|Frequency Divider Circuit|
Ever came across a situation where you have only one source of signal with specific frequency and need to obtain signal of several frequencies. If yes, this kind of circuit might be the one you need to use in your design. The above circuit was a frequency divider which is capable of dividing the input clock frequency by means of a certain factor. This Frequency divider circuit was built around Timer IC1 555 which feeds the source pulse and IC2 4013 a dual D type flip flop which divides the incoming pulse frequency.
WORKING OF FREQUENCY DIVIDER CIRCUIT:
IC 555 was wired as an astable multivibrator and this forms the source of the clock pulse. We have been using this Astable Multivibrator widely so i don’t need to brief up the working explanation. The output frequency produced by the Multivibrator depends on three components R1,R2 and C2. Changing the values of the above mentioned components will result in change of output frequency.
|Pin diagram of IC 4013|
IC 4013 is a dual D type flip flop consists of two flip flops which can be used in a independent manner. In a D Flip Flop D1 & D2 pins are meant for data input which can be either logic 1 or 0. CLK1 and CLK2 are the pins where the clock input for Flip Flop 1 & 2 are fed. This is of edge triggered type so that it switch output states to sudden changes in voltage levels. The S and C are Set and reset pins of the respective Flip Flops.
To wire IC 4013 as a Frequency divider all we have to do is wire the complement pin Q’ to the data input D of the flip flops. The feedback signal of the complement Q pin to the data input divides the clock signal frequency by half. Lets take a look at how the feedback works as a frequency divider.
At the beginning Clock signal and the Q output of the D-type are logic 0. Q’ is the complement output of Q pin so at this case the Q’ pin will be of logic 1. Feedback from Q’ to Data D will make the input pin high. The arrival of first rising edge transfers the logic state at D to the Q pin and this in turn makes the pin goes high. High signal at the Q pin in turn makes the Q’ pin to go low.

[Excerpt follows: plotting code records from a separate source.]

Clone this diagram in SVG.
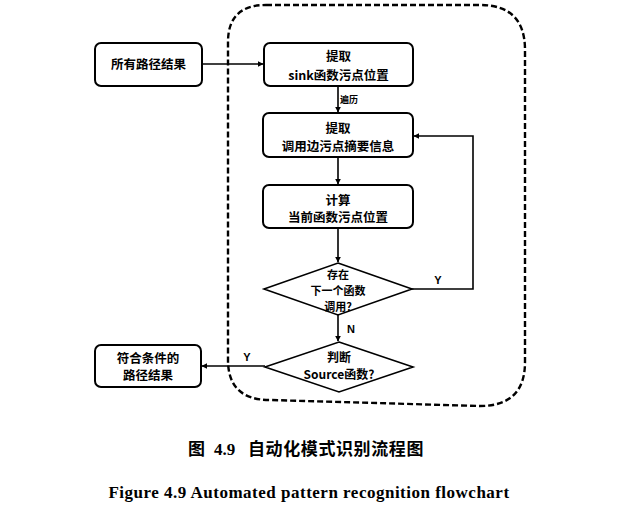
<svg xmlns="http://www.w3.org/2000/svg" width="633" height="507" viewBox="0 0 633 507">
<defs>
<marker id="ah" viewBox="0 0 10 10" refX="9" refY="5" markerWidth="6" markerHeight="6" markerUnits="userSpaceOnUse" orient="auto"><path d="M0,0 L10,5 L0,10 Z" fill="#000"/></marker>
<style>
.box{fill:#fff;stroke:#000;stroke-width:2}
.dia{fill:#fff;stroke:#000;stroke-width:1.6}
.t{font-family:"Noto Sans CJK SC","Liberation Sans",sans-serif;font-weight:bold;font-size:12.5px;fill:#000;text-anchor:middle}
.d{font-size:11px}
.s{font-family:"Liberation Sans","Noto Sans CJK SC",sans-serif;font-weight:bold;font-size:11px;fill:#000;text-anchor:middle}
.ln{fill:none;stroke:#000;stroke-width:1.6}
.cap{font-family:"Noto Sans CJK SC","Liberation Serif",serif;font-weight:bold;font-size:17px;fill:#000}
</style>
</defs>
<rect width="633" height="507" fill="#fff"/>
<path id="container" d="M 266 5 L 480 5 Q 525 5 525 50 L 525 362 Q 525 406 480 406 L 270 400 Q 228 400 228 360 L 228 42 Q 228 5 266 5 Z" fill="none" stroke="#000" stroke-width="2.4" stroke-dasharray="6 3"/>
<g id="connectors">
<line class="ln" x1="202" y1="64" x2="263" y2="64" marker-end="url(#ah)"/>
<line class="ln" x1="338" y1="86" x2="338" y2="112" marker-end="url(#ah)"/>
<line class="ln" x1="338" y1="157" x2="338" y2="184" marker-end="url(#ah)"/>
<line class="ln" x1="338" y1="228" x2="338" y2="262" marker-end="url(#ah)"/>
<polyline class="ln" points="412,289 473,289 473,136 414,136" marker-end="url(#ah)"/>
<line class="ln" x1="338" y1="315" x2="338" y2="341" marker-end="url(#ah)"/>
<line class="ln" x1="265" y1="366" x2="202" y2="366" marker-end="url(#ah)"/>
<text class="t" x="349" y="103" style="font-size:9px">遍历</text>
<text class="s" x="438" y="284">Y</text>
<text class="s" x="351" y="333">N</text>
<text class="s" x="247" y="361">Y</text>
</g>
<g id="all-paths">
<rect class="box" x="95" y="43" width="107" height="43" rx="6"/>
<text class="t" x="148.5" y="68.5">所有路径结果</text>
</g>
<g id="extract-sink">
<rect class="box" x="264" y="43" width="149" height="43" rx="6"/>
<text class="t" x="338.5" y="60.5">提取</text>
<text class="t" x="338.5" y="80">sink函数污点位置</text>
</g>
<g id="extract-summary">
<rect class="box" x="263" y="113" width="150" height="44" rx="6"/>
<text class="t" x="338" y="132.5">提取</text>
<text class="t" x="338" y="151">调用边污点摘要信息</text>
</g>
<g id="compute">
<rect class="box" x="263" y="185" width="150" height="43" rx="6"/>
<text class="t" x="338" y="204.5">计算</text>
<text class="t" x="338" y="222">当前函数污点位置</text>
</g>
<g id="next-call">
<polygon class="dia" points="338,263 412,289 338,315 264,289"/>
<text class="t d" x="338" y="279">存在</text>
<text class="t d" x="338" y="295">下一个函数</text>
<text class="t d" x="338" y="311">调用?</text>
</g>
<g id="is-source">
<polygon class="dia" points="339,342 413,367 339,392 265,367"/>
<text class="t" x="339" y="362" style="font-size:12px">判断</text>
<text class="t" x="339" y="379" style="font-size:12px">Source函数?</text>
</g>
<g id="result">
<rect class="box" x="95" y="345" width="106" height="42" rx="6"/>
<text class="t" x="148" y="362.5">符合条件的</text>
<text class="t" x="148" y="380">路径结果</text>
</g>
<g id="caption">
<text class="cap" x="188" y="455">图</text>
<text class="cap" x="214" y="455" style="font-family:'Liberation Serif',serif">4.9</text>
<text class="cap" x="248" y="455" style="letter-spacing:0.6px">自动化模式识别流程图</text>
<text x="309" y="498" style="font-family:'Liberation Serif',serif;font-weight:bold;font-size:17px;letter-spacing:0.5px;text-anchor:middle">Figure 4.9 Automated pattern recognition flowchart</text>
</g>
</svg>
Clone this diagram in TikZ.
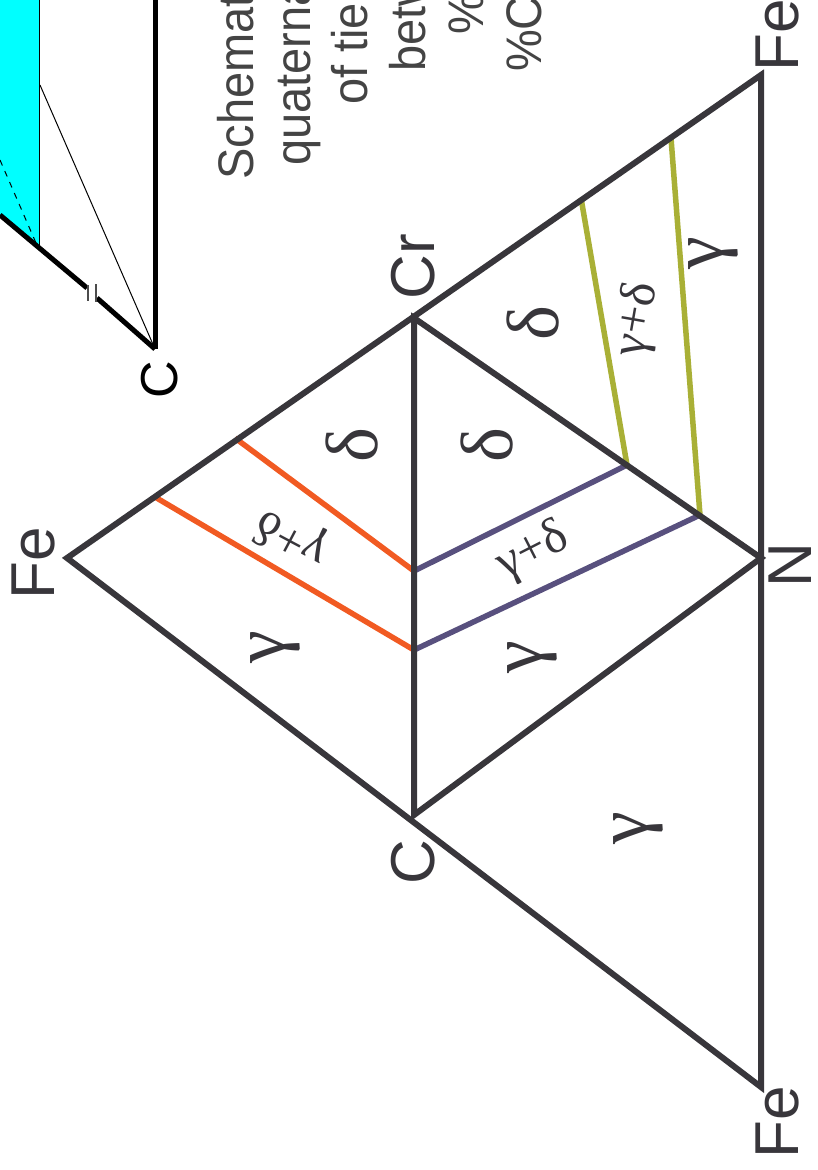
\documentclass[tikz,border=0pt]{standalone}
\usepackage{fontspec}
\setmainfont{Liberation Sans}
\newfontfamily\greekfont{Liberation Serif}
\usepackage{xcolor}
\usetikzlibrary{positioning}
\definecolor{frameink}{HTML}{38363B}
\definecolor{captionink}{HTML}{444444}
\definecolor{tieorange}{HTML}{F15A22}
\definecolor{tiepurple}{HTML}{58507E}
\definecolor{tiegreen}{HTML}{A9B036}
\definecolor{wedgecyan}{HTML}{00FFFF}
\newcommand{\capline}[1]{\scalebox{.94}[1]{#1}}
\begin{document}
\begin{tikzpicture}[
    x=1pt, y=-1pt,
    frame/.style={line width=6pt, draw=frameink, line cap=round},
    tieor/.style={line width=5.5pt, draw=tieorange},
    tiepu/.style={line width=5.5pt, draw=tiepurple},
    tiegr/.style={line width=5.5pt, draw=tiegreen},
    heavy/.style={line width=5pt, draw=black},
    fine/.style={line width=1pt, draw=black},
    corner/.style={rotate=90, text=frameink, font=\fontsize{62}{62}\selectfont},
    phase/.style={rotate=90, text=frameink, font=\greekfont\fontsize{74}{74}\selectfont},
    small/.style={text=frameink, font=\greekfont\fontsize{50}{50}\selectfont},
    caption/.style={rotate=90, anchor=base west, inner sep=0pt, text=captionink,
                    font=\fontsize{50}{50}\selectfont}
  ]
    \useasboundingbox (0,0) rectangle (818,1170);
    \clip (0,0) rectangle (818,1170);
    % cut-off figure at the top left
    \fill[wedgecyan] (0,0) -- (39,0) -- (39,247) -- (0,215) -- cycle;
    \coordinate (cyTop) at (39,0);
    \coordinate (cyBot) at (39,246);
    \coordinate (thinA) at (40,85);
    \coordinate (apex) at (155,349);
    \coordinate (sideTop) at (155,0);
    \coordinate (slopeA) at (0,215);
    \coordinate (slopeB) at (87,288);
    \coordinate (slopeC) at (97,298);
    \coordinate (dashA) at (0,160);
    \coordinate (dashB) at (36,243);
    \draw[fine] (cyTop) -- (cyBot);
    \draw[fine] (thinA) -- (apex);
    \draw[fine, dash pattern=on 6pt off 6pt] (dashA) -- (dashB);
    \draw[heavy] (sideTop) -- (apex);
    \draw[heavy] (slopeA) -- (slopeB);
    \draw[heavy] (slopeC) -- (apex);
    \draw[line width=1.2pt, draw=black!70] (88,285) -- (88,301) (96,284) -- (96,302);
    \node[rotate=90, font=\fontsize{52}{52}\selectfont] (apexC) at (160,380) {C};
    % caption lines
    \node[caption] (capA) at (253,180) {\capline{Schemat}};
    \node[caption] (capB) at (310,166) {\capline{quaterna}};
    \node[caption] (capC) at (367,105) {\capline{of tie}};
    \node[caption] (capD) at (425,72) {\capline{betw}};
    \node[caption] (capE) at (483,35) {\capline{\%o}};
    \node[caption] (capF) at (541,72) {\capline{\%C}};
    % triangle corners
    \coordinate (feL) at (67,558);
    \coordinate (cr) at (414,318);
    \coordinate (cc) at (414,815);
    \coordinate (feT) at (761,75);
    \coordinate (nn) at (761,558);
    \coordinate (feB) at (761,1087);
    \coordinate (orA) at (235,438);
    \coordinate (orB) at (155,497);
    \coordinate (midA) at (414,571);
    \coordinate (midB) at (414,650);
    \coordinate (puA) at (627,465);
    \coordinate (puB) at (700,515);
    \coordinate (grA) at (581,198);
    \coordinate (grB) at (671,138);
    % tie lines
    \draw[tieor] (orA) -- (midA);
    \draw[tieor] (orB) -- (midB);
    \draw[tiepu] (midA) -- (puA);
    \draw[tiepu] (midB) -- (puB);
    \draw[tiegr] (puA) -- (grA);
    \draw[tiegr] (puB) -- (grB);
    % triangles
    \draw[frame] (feL) -- (feT) -- (feB) -- cycle;
    \draw[frame] (cr) -- (nn) -- (cc) -- cycle;
    \node[corner] (labFeL) at (33,563) {Fe};
    \node[corner] (labCr) at (413,267) {Cr};
    \node[corner] (labC) at (413,862) {C};
    \node[corner] (labN) at (790,565) {N};
    \node[corner] (labFeT) at (777,35) {Fe};
    \node[corner] (labFeB) at (777,1122) {Fe};
    % phase labels
    \node[phase] (delA) at (352,445) {δ};
    \node[phase] (delB) at (487,445) {δ};
    \node[phase] (delC) at (533,323) {δ};
    \node[phase] (gamA) at (275,647) {γ};
    \node[phase] (gamB) at (532,657) {γ};
    \node[phase] (gamC) at (638,828) {γ};
    \node[phase] (gamD) at (713,253) {γ};
    \node[small, rotate=152] (mixA) at (292,537) {γ+δ};
    \node[small, rotate=27] (mixB) at (533,552) {γ+δ};
    \node[small, rotate=80] (mixC) at (638,320) {γ+δ};
\end{tikzpicture}
\end{document}
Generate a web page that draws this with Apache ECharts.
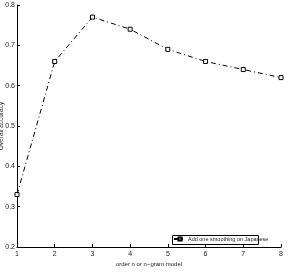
<!DOCTYPE html>
<html>
<head>
<meta charset="utf-8">
<script src="https://cdn.jsdelivr.net/npm/echarts@6/dist/echarts.min.js"></script>
<style>
  html, body { margin: 0; padding: 0; background: #fff; }
  #chart { width: 296px; height: 272px; }
</style>
</head>
<body>
<div id="chart"></div>
<script>
const orders = [1, 2, 3, 4, 5, 6, 7, 8];
const accuracy = [0.33, 0.66, 0.77, 0.74, 0.69, 0.66, 0.64, 0.62];
const seriesName = 'Add one smoothing on Japanese';

const chart = echarts.init(document.getElementById('chart'));
const font = 'Liberation Sans, Arial, sans-serif';

chart.setOption({
  animation: false,
  grid: { left: 17, right: 15, top: 5, bottom: 25, outerBoundsMode: 'none', containLabel: false },
  xAxis: {
    type: 'value',
    min: 1, max: 8, interval: 1,
    name: 'order n or n\u2212gram model',
    nameLocation: 'middle',
    nameGap: 14,
    nameMoveOverlap: false,
    nameTextStyle: { fontSize: 6, color: '#222', fontFamily: font },
    axisLine: { lineStyle: { color: '#000', width: 1 } },
    axisTick: { inside: true, length: 3, lineStyle: { color: '#000' } },
    axisLabel: { fontSize: 7, color: '#222', margin: 4, fontFamily: font },
    splitLine: { show: false }
  },
  yAxis: {
    type: 'value',
    min: 0.2, max: 0.8, interval: 0.1,
    name: 'Overall accuracy',
    nameLocation: 'middle',
    nameGap: 12,
    nameMoveOverlap: false,
    nameTextStyle: { fontSize: 6.5, color: '#222', fontFamily: font },
    axisLine: { show: true, lineStyle: { color: '#000', width: 1 } },
    axisTick: { show: true, inside: true, length: 3, lineStyle: { color: '#000' } },
    axisLabel: { fontSize: 7, color: '#222', margin: 2, fontFamily: font,
      formatter: v => v.toFixed(1) },
    splitLine: { show: false }
  },
  legend: {
    left: 173, top: 236,
    itemWidth: 12, itemHeight: 4, itemGap: 0,
    padding: 0,
    textStyle: { fontSize: 5.5, color: '#222', fontFamily: font, padding: [0, 0, 0, -3] },
    data: [seriesName]
  },
  graphic: [{
    type: 'rect',
    shape: { x: 172.5, y: 235.5, width: 86, height: 9 },
    style: { fill: 'none', stroke: '#000', lineWidth: 1 },
    silent: true
  }],
  series: [{
    name: seriesName,
    type: 'line',
    data: orders.map((o, i) => [o, accuracy[i]]),
    symbol: 'rect',
    symbolSize: 4,
    itemStyle: { color: '#fff', borderColor: '#000', borderWidth: 1 },
    lineStyle: { color: '#000', width: 1, type: [5, 3, 1, 3] }
  }]
});
</script>
</body>
</html>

The arrival of second edge makes the D low since the current state of Q’ is fed back to it. This makes the Q pin to low state and Q’ to high state. Thus the cycle continues with the following rising edges as the number of output pulses is divided by two compared the number of input pulses and a frequency of F/2 is obtained.
Connecting the next Flip flop in such a way will give a signal of F/4 of the original frequency of the pulse obtained from the Astable Multivibrator. Thus we can obtain F/8, F/16 signals by connecting the Flips Flops in continuous sequence.